Quel a été le point de départ de ce livre ? Il s’agit d’une commande de mon éditeur questionnant mon rapport à la musique. Comme je ne voulais pas proposer une énième “discothèque idéale” et que mon émission de radio prend du temps, nous avons sollicité Maud Berthomier, qui avait publié un formidable recueil d’entretiens avec des légendes de la critique rock américaine. L’entente a été instantanée, elle a su me pousser dans mes retranchements, jusqu’à revenir sur mon enfance, ma famille ! Dans un deuxième temps, nous avons retravaillé ces entretiens, un peu comme un groupe qui ajuste certaines prises de son en studio.

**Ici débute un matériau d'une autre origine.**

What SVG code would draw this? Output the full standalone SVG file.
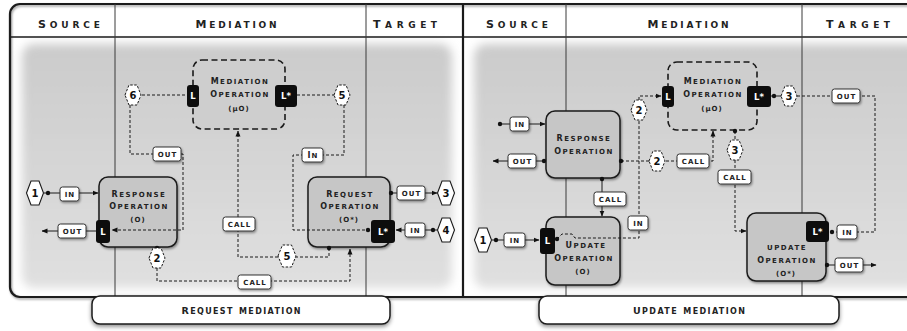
<svg xmlns="http://www.w3.org/2000/svg" width="907" height="331" viewBox="0 0 907 331">
<style>
text{font-family:"DejaVu Sans","Liberation Sans",sans-serif;fill:#222}
.hdr{font-size:12.3px;font-weight:bold;font-variant:small-caps;text-anchor:middle}
.hdr .c{font-size:11px}
.cap{font-size:11px;font-weight:bold;font-variant:small-caps;text-anchor:middle}
.cap .c{font-size:9.5px}
.nt{font-size:9.5px;font-weight:bold;font-variant:small-caps;text-anchor:middle;letter-spacing:1.5px}
.nt .c{font-size:8px}
.ns{font-size:7px;font-weight:bold;text-anchor:middle;letter-spacing:1px}
.lt{font-size:9.5px;font-weight:bold;font-variant:small-caps;text-anchor:middle;letter-spacing:1px}
.lt .c{font-size:8px}
.pt{font-size:8.5px;font-weight:bold;text-anchor:middle;fill:#fff}
.ht{font-size:10px;font-weight:bold;text-anchor:middle;fill:#111}
.sl{fill:none;stroke:#1a1a1a;stroke-width:1}
.dl{fill:none;stroke:#1a1a1a;stroke-width:1;stroke-dasharray:3 2}
.box{fill:#c6c6c6;stroke:#1a1a1a;stroke-width:1.5}
.dbox{fill:#cecece;stroke:#1a1a1a;stroke-width:1.6;stroke-dasharray:6 3.5}
.port{fill:#0d0d0d}
.lbl{fill:#fff;stroke:#333;stroke-width:1}
.hx{fill:#fff;stroke:#1a1a1a;stroke-width:1.1}
.hxd{fill:#fff;stroke:#1a1a1a;stroke-width:1;stroke-dasharray:2.5 1.5}
.dot{fill:#111}
.div{stroke:#3a3a3a;stroke-width:1}
</style>
<defs>
<linearGradient id="bg" x1="0" y1="0" x2="0" y2="1">
<stop offset="0" stop-color="#cbcbcb"/>
<stop offset="1" stop-color="#e0e0e0"/>
</linearGradient>
<filter id="blur" x="-10%" y="-10%" width="120%" height="120%"><feGaussianBlur stdDeviation="5"/></filter>
<filter id="sh" x="-20%" y="-20%" width="140%" height="150%"><feDropShadow dx="1" dy="1.5" stdDeviation="1.2" flood-color="#000" flood-opacity="0.4"/></filter>
<filter id="sh2" x="-10%" y="-30%" width="120%" height="170%"><feDropShadow dx="0" dy="2" stdDeviation="2" flood-color="#000" flood-opacity="0.45"/></filter>
<marker id="ah" viewBox="0 0 6 6" refX="5.5" refY="3" markerWidth="6" markerHeight="6" orient="auto" markerUnits="userSpaceOnUse"><path d="M0,0.5 L6,3 L0,5.5 z" fill="#111"/></marker>
</defs>

<rect x="0" y="0" width="907" height="331" fill="#fff"/>

<g id="frame">
<rect x="22" y="44" width="430" height="244" rx="12" fill="url(#bg)" filter="url(#blur)"/>
<rect x="474" y="44" width="450" height="244" rx="12" fill="url(#bg)" filter="url(#blur)"/>
<rect x="10" y="4" width="930" height="293" rx="10" fill="none" stroke="#1a1a1a" stroke-width="2.2" filter="url(#sh)"/>
<line x1="10" y1="37" x2="907" y2="37" stroke="#1a1a1a" stroke-width="1.4"/>
<line class="div" x1="115" y1="4" x2="115" y2="297"/>
<line class="div" x1="366" y1="4" x2="366" y2="297"/>
<line class="div" x1="566" y1="4" x2="566" y2="297"/>
<line class="div" x1="802" y1="4" x2="802" y2="297"/>
<line x1="463" y1="4" x2="463" y2="297" stroke="#1a1a1a" stroke-width="2.2"/>
<text class="hdr" x="69" y="28" textLength="62" lengthAdjust="spacing"><tspan class="c">S</tspan>ource</text>
<text class="hdr" x="236" y="28" textLength="81" lengthAdjust="spacing"><tspan class="c">M</tspan>ediation</text>
<text class="hdr" x="405" y="28" textLength="64" lengthAdjust="spacing"><tspan class="c">T</tspan>arget</text>
<text class="hdr" x="517" y="28" textLength="62" lengthAdjust="spacing"><tspan class="c">S</tspan>ource</text>
<text class="hdr" x="688" y="28" textLength="81" lengthAdjust="spacing"><tspan class="c">M</tspan>ediation</text>
<text class="hdr" x="858" y="28" textLength="64" lengthAdjust="spacing"><tspan class="c">T</tspan>arget</text>
</g>

<!-- Left panel nodes -->
<g id="l-mediation-op">
<rect class="dbox" x="193" y="60" width="92" height="69" rx="9"/>
<text class="nt" x="240" y="84"><tspan class="c">M</tspan>ediation</text>
<text class="nt" x="240" y="97"><tspan class="c">O</tspan>peration</text>
<text class="ns" x="239" y="111">(μO)</text>
<rect class="port" x="187" y="85" width="12" height="22" rx="3"/>
<text class="pt" x="193" y="99">L</text>
<rect class="port" x="275" y="85" width="22" height="22" rx="3"/>
<text class="pt" x="286" y="99">L*</text>
</g>
<g id="l-response-op">
<rect class="box" x="99" y="177" width="78" height="70" rx="9" filter="url(#sh)"/>
<text class="nt" x="139" y="197"><tspan class="c">R</tspan>esponse</text>
<text class="nt" x="139" y="209"><tspan class="c">O</tspan>peration</text>
<text class="ns" x="138" y="222">(O)</text>
<rect class="port" x="96" y="220" width="14" height="23" rx="3"/>
<text class="pt" x="103" y="235">L</text>
</g>
<g id="l-request-op">
<rect class="box" x="308" y="177" width="82" height="70" rx="9" filter="url(#sh)"/>
<text class="nt" x="350" y="197"><tspan class="c">R</tspan>equest</text>
<text class="nt" x="350" y="209"><tspan class="c">O</tspan>peration</text>
<text class="ns" x="349" y="222">(O*)</text>
<rect class="port" x="371" y="220" width="24" height="23" rx="3"/>
<text class="pt" x="383" y="235">L*</text>
</g>

<!-- Right panel nodes -->
<g id="r-mediation-op">
<rect class="dbox" x="668" y="62" width="89" height="68" rx="9"/>
<text class="nt" x="713" y="84"><tspan class="c">M</tspan>ediation</text>
<text class="nt" x="713" y="97"><tspan class="c">O</tspan>peration</text>
<text class="ns" x="712" y="111">(μO)</text>
<rect class="port" x="662" y="86" width="12" height="21" rx="3"/>
<text class="pt" x="668" y="99.5">L</text>
<rect class="port" x="747" y="86" width="24" height="21" rx="3"/>
<text class="pt" x="759" y="99.5">L*</text>
</g>
<g id="r-response-op">
<rect class="box" x="546" y="111" width="74" height="67" rx="9" filter="url(#sh)"/>
<text class="nt" x="584" y="141"><tspan class="c">R</tspan>esponse</text>
<text class="nt" x="584" y="154"><tspan class="c">O</tspan>peration</text>
</g>
<g id="r-update-op">
<rect class="box" x="546" y="217" width="74" height="68" rx="9" filter="url(#sh)"/>
<text class="nt" x="586" y="248"><tspan class="c">U</tspan>pdate</text>
<text class="nt" x="584" y="261"><tspan class="c">O</tspan>peration</text>
<text class="ns" x="583" y="274">(O)</text>
<rect class="port" x="540" y="228" width="15" height="26" rx="3"/>
<text class="pt" x="547.5" y="244">L</text>
</g>
<g id="r-update-op-star">
<rect class="box" x="747" y="213" width="79" height="68" rx="9" filter="url(#sh)"/>
<text class="nt" x="787" y="250">update</text>
<text class="nt" x="787" y="263"><tspan class="c">O</tspan>peration</text>
<text class="ns" x="786" y="276">(O*)</text>
<rect class="port" x="806" y="221" width="23" height="21" rx="3"/>
<text class="pt" x="817.5" y="234.5">L*</text>
</g>

<!-- Connectors -->
<g id="connectors">
<!-- left panel -->
<path class="sl" d="M44,193 H98" marker-end="url(#ah)"/>
<path class="sl" d="M96,231 H42" marker-end="url(#ah)"/>
<path class="sl" d="M391,193 H437" marker-end="url(#ah)"/>
<path class="sl" d="M437,230 H396" marker-end="url(#ah)"/>
<path class="dl" d="M142,95 H187"/>
<path class="dl" d="M297,95 H334"/>
<path class="dl" d="M130,105 V154 H183 V230 H112" marker-end="url(#ah)"/>
<path class="dl" d="M344,105 V155 H293 V230 H368"/>
<path class="dl" d="M157,268 V281 H350 V249" marker-end="url(#ah)"/>
<path class="dl" d="M329,248 V257 H238 V131" marker-end="url(#ah)"/>
<circle class="dot" cx="48" cy="193" r="2.2"/>
<circle class="dot" cx="391" cy="193" r="2.2"/>
<circle class="dot" cx="433" cy="230" r="2.2"/>
<circle class="dot" cx="368" cy="230" r="2.2"/>
<circle class="dot" cx="157" cy="248" r="2.2"/>
<circle class="dot" cx="329" cy="248" r="2.2"/>
<!-- right panel -->
<path class="sl" d="M500,124 H545" marker-end="url(#ah)"/>
<path class="sl" d="M544,161 H493" marker-end="url(#ah)"/>
<path class="dl" d="M621,161 H713 V131" marker-end="url(#ah)"/>
<path class="sl" d="M602,179 V216" marker-end="url(#ah)"/>
<path class="sl" d="M492,240 H539" marker-end="url(#ah)"/>
<path class="dl" d="M557,239 L562,234 H572 L575,238 H639 V120"/>
<path class="dl" d="M639,100 V96 H661" marker-end="url(#ah)"/>
<path class="sl" d="M771,96 H781"/>
<path class="dl" d="M797,96 H875 V232 H833"/>
<path class="dl" d="M735,131 V140"/>
<path class="dl" d="M735,160 V231 H746" marker-end="url(#ah)"/>
<path class="sl" d="M827,265 H876" marker-end="url(#ah)"/>
<circle class="dot" cx="500" cy="124" r="2.2"/>
<circle class="dot" cx="544" cy="161" r="2.2"/>
<circle class="dot" cx="621" cy="161" r="2.2"/>
<circle class="dot" cx="602" cy="179" r="2.2"/>
<circle class="dot" cx="496" cy="240" r="2.2"/>
<circle class="dot" cx="557" cy="239" r="2.2"/>
<circle class="dot" cx="774" cy="96" r="2.2"/>
<circle class="dot" cx="832" cy="232" r="2.2"/>
<circle class="dot" cx="735" cy="131" r="2.2"/>
<circle class="dot" cx="827" cy="265" r="2.2"/>
<!-- labels -->
<rect class="lbl" x="60" y="187" width="19" height="14" rx="2.5" filter="url(#sh)"/><text class="lt" x="70" y="197">in</text>
<rect class="lbl" x="58" y="224" width="28" height="14" rx="2.5" filter="url(#sh)"/><text class="lt" x="72.5" y="234">out</text>
<rect class="lbl" x="153" y="147" width="28" height="14" rx="2.5" filter="url(#sh)"/><text class="lt" x="167.5" y="157">out</text>
<rect class="lbl" x="302" y="148" width="21" height="14" rx="2.5" filter="url(#sh)"/><text class="lt" x="313" y="158.3"><tspan class="c">I</tspan>n</text>
<rect class="lbl" x="223" y="217" width="32" height="14" rx="2.5" filter="url(#sh)"/><text class="lt" x="239.5" y="227">call</text>
<rect class="lbl" x="238" y="275" width="33" height="14" rx="2.5" filter="url(#sh)"/><text class="lt" x="255" y="285">call</text>
<rect class="lbl" x="397" y="186" width="28" height="14" rx="2.5" filter="url(#sh)"/><text class="lt" x="411.5" y="196">out</text>
<rect class="lbl" x="405" y="223" width="20" height="14" rx="2.5" filter="url(#sh)"/><text class="lt" x="415.5" y="233">in</text>
<rect class="lbl" x="510" y="117" width="19" height="14" rx="2.5" filter="url(#sh)"/><text class="lt" x="520" y="127">in</text>
<rect class="lbl" x="508" y="154" width="28" height="14" rx="2.5" filter="url(#sh)"/><text class="lt" x="522.5" y="164">out</text>
<rect class="lbl" x="677" y="154" width="32" height="14" rx="2.5" filter="url(#sh)"/><text class="lt" x="693.5" y="164">call</text>
<rect class="lbl" x="594" y="192" width="32" height="14" rx="2.5" filter="url(#sh)"/><text class="lt" x="610.5" y="202">call</text>
<rect class="lbl" x="628" y="216" width="20" height="14" rx="2.5" filter="url(#sh)"/><text class="lt" x="638.5" y="226">in</text>
<rect class="lbl" x="504" y="233" width="21" height="14" rx="2.5" filter="url(#sh)"/><text class="lt" x="515" y="243">in</text>
<rect class="lbl" x="832" y="89" width="28" height="14" rx="2.5" filter="url(#sh)"/><text class="lt" x="846.5" y="99">out</text>
<rect class="lbl" x="718" y="170" width="33" height="14" rx="2.5" filter="url(#sh)"/><text class="lt" x="735" y="180">call</text>
<rect class="lbl" x="837" y="225" width="20" height="14" rx="2.5" filter="url(#sh)"/><text class="lt" x="847.5" y="235">in</text>
<rect class="lbl" x="835" y="258" width="28" height="14" rx="2.5" filter="url(#sh)"/><text class="lt" x="849.5" y="268">out</text>
</g>

<!-- Numbered hexagons -->
<g id="hex-l1"><polygon class="hx" points="26.5,193 31,181 39,181 43.5,193 39,205 31,205"/><text class="ht" x="35" y="196.6">1</text></g>
<g id="hex-l3"><polygon class="hx" points="437.5,193 442,181 450,181 454.5,193 450,205 442,205"/><text class="ht" x="446" y="196.6">3</text></g>
<g id="hex-l4"><polygon class="hx" points="437.5,230 442,218 450,218 454.5,230 450,242 442,242"/><text class="ht" x="446" y="233.6">4</text></g>
<g id="hex-l6"><polygon class="hxd" points="125,95 129,85 137,85 141,95 137,105 129,105"/><text class="ht" x="133" y="98.6">6</text></g>
<g id="hex-l5a"><polygon class="hxd" points="334,95 338,85 346,85 350,95 346,105 338,105"/><text class="ht" x="342" y="98.6">5</text></g>
<g id="hex-l2"><polygon class="hxd" points="149,258 153,248 161,248 165,258 161,268 153,268"/><text class="ht" x="157" y="261.6">2</text></g>
<g id="hex-l5b"><polygon class="hxd" points="278,256 282.5,245 291.5,245 296,256 291.5,267 282.5,267"/><text class="ht" x="287" y="259.6">5</text></g>
<g id="hex-r1"><polygon class="hx" points="474.5,240 479,228 487,228 491.5,240 487,252 479,252"/><text class="ht" x="483" y="243.6">1</text></g>
<g id="hex-r2a"><polygon class="hxd" points="631,110 635,100 643,100 647,110 643,120 635,120"/><text class="ht" x="639" y="113.6">2</text></g>
<g id="hex-r2b"><polygon class="hxd" points="649,161 653,151 661,151 665,161 661,171 653,171"/><text class="ht" x="657" y="164.6">2</text></g>
<g id="hex-r3a"><polygon class="hxd" points="781,96 785,86 793,86 797,96 793,106 785,106"/><text class="ht" x="789" y="99.6">3</text></g>
<g id="hex-r3b"><polygon class="hxd" points="727,150 731,140 739,140 743,150 739,160 731,160"/><text class="ht" x="735" y="153.6">3</text></g>

<!-- Captions -->
<g id="caption-left">
<rect x="92" y="296" width="298" height="28" rx="8" fill="#fff" stroke="#1a1a1a" stroke-width="1.5" filter="url(#sh2)"/>
<text class="cap" x="241" y="314" textLength="119" lengthAdjust="spacing"><tspan class="c">R</tspan>equest mediation</text>
</g>
<g id="caption-right">
<rect x="539" y="296" width="300" height="28" rx="8" fill="#fff" stroke="#1a1a1a" stroke-width="1.5" filter="url(#sh2)"/>
<text class="cap" x="689" y="314" textLength="112" lengthAdjust="spacing"><tspan class="c">U</tspan>pdate mediation</text>
</g>
</svg>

Comment traduire concrètement votre passion sur le papier ? L’idée était surtout de contextualiser. La musique que je décris a marqué différents épisodes de ma vie. Cette discussion souligne l’importance de ces découvertes pour moi. Mais je suis un prétexte, je représente n’importe quel lycéen modelé par le prog rock.

Ce qui frappe à la radio comme dans le livre, c’est votre enthousiasme intact, presque juvénile. La musique, ça n’était donc pas mieux avant ? Bien sûr que non ! Chaque période est enjolivée par le souvenir qu’on en garde. Dans les années 1960 je peux vous assurer qu’on écoutait davantage Burt Bacharach et Mireille Mathieu que les Beatles ou les Stones ! Je suis persuadé que des artistes d’aujourd’hui vont rester dans l’histoire. Ce qui a changé en fait, c’est le rôle social de la musique. Elle n’a plus la résonance qu’elle avait dans nos vies. Désormais elle est diluée dans un flux de divertissement. On va voir un concert comme on va au restaurant… Cela me rend triste, mais ça n’est en rien une question de qualité !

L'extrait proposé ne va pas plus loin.